● DESCRIPTION OF THE TASK:
Work out how many lines hold "this". Give the number and nothing else.
________________
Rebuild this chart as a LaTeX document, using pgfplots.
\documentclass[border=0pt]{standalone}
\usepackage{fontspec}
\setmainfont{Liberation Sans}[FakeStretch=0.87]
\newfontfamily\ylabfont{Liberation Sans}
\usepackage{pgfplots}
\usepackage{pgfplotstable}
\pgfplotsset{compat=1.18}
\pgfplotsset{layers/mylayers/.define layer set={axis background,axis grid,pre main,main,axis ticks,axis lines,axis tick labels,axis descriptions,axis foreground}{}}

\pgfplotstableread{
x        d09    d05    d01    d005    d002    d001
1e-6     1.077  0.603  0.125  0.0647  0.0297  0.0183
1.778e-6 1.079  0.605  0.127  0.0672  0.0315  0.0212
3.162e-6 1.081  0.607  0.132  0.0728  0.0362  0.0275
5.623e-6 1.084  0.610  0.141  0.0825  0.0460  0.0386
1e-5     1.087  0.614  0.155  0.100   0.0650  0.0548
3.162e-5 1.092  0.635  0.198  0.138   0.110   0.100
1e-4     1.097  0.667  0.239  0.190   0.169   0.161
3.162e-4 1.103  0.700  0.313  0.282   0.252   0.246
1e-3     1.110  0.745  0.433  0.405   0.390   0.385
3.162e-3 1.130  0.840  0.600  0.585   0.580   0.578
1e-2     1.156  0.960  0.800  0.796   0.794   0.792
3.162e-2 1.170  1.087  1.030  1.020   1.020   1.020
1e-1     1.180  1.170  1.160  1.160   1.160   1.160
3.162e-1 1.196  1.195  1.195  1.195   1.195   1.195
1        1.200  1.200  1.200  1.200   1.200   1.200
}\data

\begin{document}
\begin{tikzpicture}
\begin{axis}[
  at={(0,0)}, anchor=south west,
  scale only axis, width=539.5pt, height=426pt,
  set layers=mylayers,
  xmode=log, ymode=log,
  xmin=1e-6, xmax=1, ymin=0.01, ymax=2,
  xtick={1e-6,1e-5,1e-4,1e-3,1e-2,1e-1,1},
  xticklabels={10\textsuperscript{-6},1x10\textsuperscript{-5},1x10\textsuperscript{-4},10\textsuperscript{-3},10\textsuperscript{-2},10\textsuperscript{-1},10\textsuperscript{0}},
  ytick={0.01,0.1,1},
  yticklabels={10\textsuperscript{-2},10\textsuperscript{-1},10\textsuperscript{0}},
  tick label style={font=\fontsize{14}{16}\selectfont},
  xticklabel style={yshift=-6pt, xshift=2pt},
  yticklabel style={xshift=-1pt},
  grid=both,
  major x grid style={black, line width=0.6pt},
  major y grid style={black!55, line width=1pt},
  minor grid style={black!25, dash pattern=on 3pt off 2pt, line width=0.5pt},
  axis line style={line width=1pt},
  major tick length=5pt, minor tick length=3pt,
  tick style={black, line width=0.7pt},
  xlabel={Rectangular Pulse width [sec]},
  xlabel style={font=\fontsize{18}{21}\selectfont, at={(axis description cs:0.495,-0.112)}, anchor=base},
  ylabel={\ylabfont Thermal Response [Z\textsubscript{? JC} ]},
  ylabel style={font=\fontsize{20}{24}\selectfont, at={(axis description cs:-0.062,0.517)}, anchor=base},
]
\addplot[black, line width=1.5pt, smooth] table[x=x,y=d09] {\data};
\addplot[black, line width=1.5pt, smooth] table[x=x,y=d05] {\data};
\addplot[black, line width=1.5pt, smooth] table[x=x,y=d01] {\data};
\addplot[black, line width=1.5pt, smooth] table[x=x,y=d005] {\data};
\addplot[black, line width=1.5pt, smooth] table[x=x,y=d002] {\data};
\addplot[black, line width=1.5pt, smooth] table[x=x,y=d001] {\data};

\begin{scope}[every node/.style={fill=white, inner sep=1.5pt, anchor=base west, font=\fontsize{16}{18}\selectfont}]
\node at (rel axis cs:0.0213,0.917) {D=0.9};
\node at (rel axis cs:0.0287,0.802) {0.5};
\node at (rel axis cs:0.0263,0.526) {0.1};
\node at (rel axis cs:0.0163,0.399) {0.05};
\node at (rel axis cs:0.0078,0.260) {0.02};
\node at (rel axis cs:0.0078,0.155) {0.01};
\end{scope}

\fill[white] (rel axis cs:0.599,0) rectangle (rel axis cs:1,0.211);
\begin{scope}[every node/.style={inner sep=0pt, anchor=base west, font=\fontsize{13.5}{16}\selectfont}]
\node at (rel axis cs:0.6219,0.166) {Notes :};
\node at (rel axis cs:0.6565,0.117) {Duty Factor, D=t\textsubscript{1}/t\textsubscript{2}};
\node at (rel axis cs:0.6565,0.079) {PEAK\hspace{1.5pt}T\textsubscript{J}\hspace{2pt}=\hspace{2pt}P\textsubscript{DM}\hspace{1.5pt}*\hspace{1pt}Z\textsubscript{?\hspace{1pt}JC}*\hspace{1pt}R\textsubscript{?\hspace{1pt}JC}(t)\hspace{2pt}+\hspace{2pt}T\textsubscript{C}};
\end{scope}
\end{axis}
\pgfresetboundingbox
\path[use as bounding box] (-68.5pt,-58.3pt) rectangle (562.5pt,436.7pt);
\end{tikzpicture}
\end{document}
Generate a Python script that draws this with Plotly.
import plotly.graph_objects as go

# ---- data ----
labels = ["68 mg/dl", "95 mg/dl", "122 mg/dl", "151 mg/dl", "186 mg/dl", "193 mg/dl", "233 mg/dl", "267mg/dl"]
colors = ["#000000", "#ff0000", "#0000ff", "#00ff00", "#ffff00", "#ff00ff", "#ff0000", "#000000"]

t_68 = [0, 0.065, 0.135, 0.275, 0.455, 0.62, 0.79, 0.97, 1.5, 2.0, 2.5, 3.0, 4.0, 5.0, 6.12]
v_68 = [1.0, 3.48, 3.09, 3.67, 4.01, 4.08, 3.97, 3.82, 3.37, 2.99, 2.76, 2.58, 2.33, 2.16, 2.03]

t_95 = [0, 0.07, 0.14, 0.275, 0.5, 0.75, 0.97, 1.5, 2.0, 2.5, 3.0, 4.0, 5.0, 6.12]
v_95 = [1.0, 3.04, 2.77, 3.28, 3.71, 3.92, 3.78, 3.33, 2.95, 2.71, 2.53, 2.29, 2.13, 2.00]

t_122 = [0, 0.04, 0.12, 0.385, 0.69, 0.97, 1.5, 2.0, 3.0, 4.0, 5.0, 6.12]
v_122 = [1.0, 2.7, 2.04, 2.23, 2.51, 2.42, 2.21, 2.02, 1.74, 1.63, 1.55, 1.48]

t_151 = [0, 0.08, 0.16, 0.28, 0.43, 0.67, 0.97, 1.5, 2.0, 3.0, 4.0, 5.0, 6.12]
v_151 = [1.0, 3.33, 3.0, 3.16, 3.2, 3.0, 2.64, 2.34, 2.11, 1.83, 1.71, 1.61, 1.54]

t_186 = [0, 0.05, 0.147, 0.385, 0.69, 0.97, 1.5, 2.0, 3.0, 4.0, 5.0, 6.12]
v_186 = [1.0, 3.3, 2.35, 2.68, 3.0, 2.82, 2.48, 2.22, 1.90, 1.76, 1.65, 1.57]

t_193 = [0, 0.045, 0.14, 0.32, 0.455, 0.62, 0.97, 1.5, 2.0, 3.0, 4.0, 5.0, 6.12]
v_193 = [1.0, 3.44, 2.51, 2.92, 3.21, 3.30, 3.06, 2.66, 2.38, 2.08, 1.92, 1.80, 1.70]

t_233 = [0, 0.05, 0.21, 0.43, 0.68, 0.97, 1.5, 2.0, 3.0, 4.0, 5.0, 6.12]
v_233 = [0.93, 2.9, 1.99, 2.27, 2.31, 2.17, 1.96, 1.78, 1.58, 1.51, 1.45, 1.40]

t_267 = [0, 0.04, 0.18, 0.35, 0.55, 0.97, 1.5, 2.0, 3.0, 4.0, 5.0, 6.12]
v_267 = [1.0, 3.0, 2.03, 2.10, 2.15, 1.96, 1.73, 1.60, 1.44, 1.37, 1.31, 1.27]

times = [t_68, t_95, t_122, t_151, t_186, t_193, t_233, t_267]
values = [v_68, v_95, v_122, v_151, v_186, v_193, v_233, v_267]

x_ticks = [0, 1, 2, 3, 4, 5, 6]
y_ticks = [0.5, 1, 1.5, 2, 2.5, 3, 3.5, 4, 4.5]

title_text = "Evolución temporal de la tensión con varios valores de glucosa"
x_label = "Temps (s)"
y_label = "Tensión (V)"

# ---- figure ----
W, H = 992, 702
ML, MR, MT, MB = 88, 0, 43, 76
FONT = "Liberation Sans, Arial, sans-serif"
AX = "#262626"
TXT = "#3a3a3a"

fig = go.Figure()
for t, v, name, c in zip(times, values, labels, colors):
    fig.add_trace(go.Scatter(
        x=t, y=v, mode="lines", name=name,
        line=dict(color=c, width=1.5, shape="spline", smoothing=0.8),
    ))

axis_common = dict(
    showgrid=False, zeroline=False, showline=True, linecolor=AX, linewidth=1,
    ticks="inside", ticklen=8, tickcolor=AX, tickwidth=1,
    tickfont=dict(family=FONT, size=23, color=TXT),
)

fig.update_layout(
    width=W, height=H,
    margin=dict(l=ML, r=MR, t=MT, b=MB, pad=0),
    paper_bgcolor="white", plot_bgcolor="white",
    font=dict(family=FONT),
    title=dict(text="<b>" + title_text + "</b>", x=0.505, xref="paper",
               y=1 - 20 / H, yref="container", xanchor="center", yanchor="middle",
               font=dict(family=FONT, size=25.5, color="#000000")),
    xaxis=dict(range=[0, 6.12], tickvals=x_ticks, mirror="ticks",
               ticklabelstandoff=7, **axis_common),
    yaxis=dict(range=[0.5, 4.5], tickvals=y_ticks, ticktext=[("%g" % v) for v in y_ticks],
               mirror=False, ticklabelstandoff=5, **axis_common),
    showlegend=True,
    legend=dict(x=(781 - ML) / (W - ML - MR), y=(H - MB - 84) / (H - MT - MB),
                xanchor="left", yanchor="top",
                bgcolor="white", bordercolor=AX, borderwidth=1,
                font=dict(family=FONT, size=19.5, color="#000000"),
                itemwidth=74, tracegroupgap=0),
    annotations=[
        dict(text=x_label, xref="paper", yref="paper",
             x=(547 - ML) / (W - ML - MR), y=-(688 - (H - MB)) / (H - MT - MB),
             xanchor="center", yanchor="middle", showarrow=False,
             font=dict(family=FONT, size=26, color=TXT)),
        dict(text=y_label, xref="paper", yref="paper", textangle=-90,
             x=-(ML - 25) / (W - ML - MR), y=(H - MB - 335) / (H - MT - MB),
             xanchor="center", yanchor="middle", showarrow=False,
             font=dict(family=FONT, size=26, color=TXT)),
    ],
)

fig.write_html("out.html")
________________
● RESPONSE:
2